## THE EXERCISE
Of the lines in the entries, how many hold the word "Python"? Give that number alone.
[DATA LINES start]
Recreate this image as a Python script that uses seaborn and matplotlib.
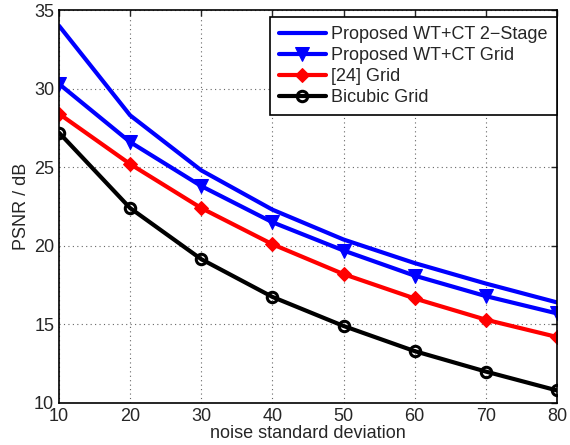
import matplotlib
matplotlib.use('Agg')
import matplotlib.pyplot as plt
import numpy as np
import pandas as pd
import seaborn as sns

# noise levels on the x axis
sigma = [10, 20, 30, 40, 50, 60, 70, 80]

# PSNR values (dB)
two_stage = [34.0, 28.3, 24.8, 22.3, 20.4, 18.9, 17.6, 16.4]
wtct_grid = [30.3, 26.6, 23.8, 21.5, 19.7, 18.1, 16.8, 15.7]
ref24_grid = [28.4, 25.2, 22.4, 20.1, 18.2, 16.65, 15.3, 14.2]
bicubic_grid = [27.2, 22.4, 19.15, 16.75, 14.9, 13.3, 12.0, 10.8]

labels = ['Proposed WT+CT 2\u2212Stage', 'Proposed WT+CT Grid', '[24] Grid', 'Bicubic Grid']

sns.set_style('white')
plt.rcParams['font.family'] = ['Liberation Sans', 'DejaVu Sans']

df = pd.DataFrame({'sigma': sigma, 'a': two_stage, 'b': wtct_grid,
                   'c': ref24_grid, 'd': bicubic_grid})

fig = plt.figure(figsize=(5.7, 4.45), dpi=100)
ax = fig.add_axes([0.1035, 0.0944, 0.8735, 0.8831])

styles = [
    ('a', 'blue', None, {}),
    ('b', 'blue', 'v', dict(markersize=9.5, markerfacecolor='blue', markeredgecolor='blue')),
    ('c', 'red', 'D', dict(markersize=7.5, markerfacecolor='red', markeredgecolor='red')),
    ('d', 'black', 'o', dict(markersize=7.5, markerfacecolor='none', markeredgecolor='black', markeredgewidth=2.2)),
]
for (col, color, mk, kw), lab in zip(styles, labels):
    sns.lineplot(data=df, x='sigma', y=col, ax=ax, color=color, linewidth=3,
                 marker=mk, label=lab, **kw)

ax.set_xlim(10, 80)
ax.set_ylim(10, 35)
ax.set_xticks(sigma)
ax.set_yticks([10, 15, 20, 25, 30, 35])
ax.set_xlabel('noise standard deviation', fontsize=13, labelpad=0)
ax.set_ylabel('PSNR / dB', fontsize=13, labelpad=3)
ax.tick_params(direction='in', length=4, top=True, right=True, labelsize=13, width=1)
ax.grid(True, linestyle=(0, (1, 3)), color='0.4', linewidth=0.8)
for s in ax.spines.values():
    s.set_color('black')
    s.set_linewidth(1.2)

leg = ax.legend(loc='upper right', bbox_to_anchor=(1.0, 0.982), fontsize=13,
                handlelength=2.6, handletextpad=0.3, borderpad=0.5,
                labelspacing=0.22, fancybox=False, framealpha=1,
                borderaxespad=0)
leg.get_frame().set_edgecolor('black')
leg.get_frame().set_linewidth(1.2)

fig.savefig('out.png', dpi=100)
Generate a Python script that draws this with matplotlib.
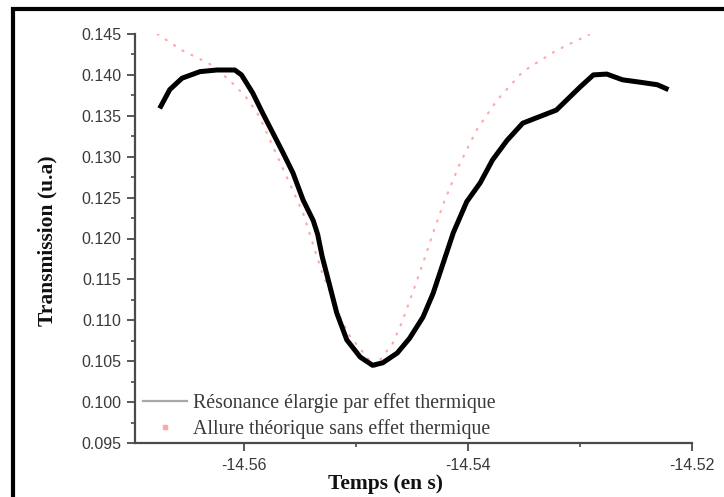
[DATA LINES end]
## ANSWER BELOW
2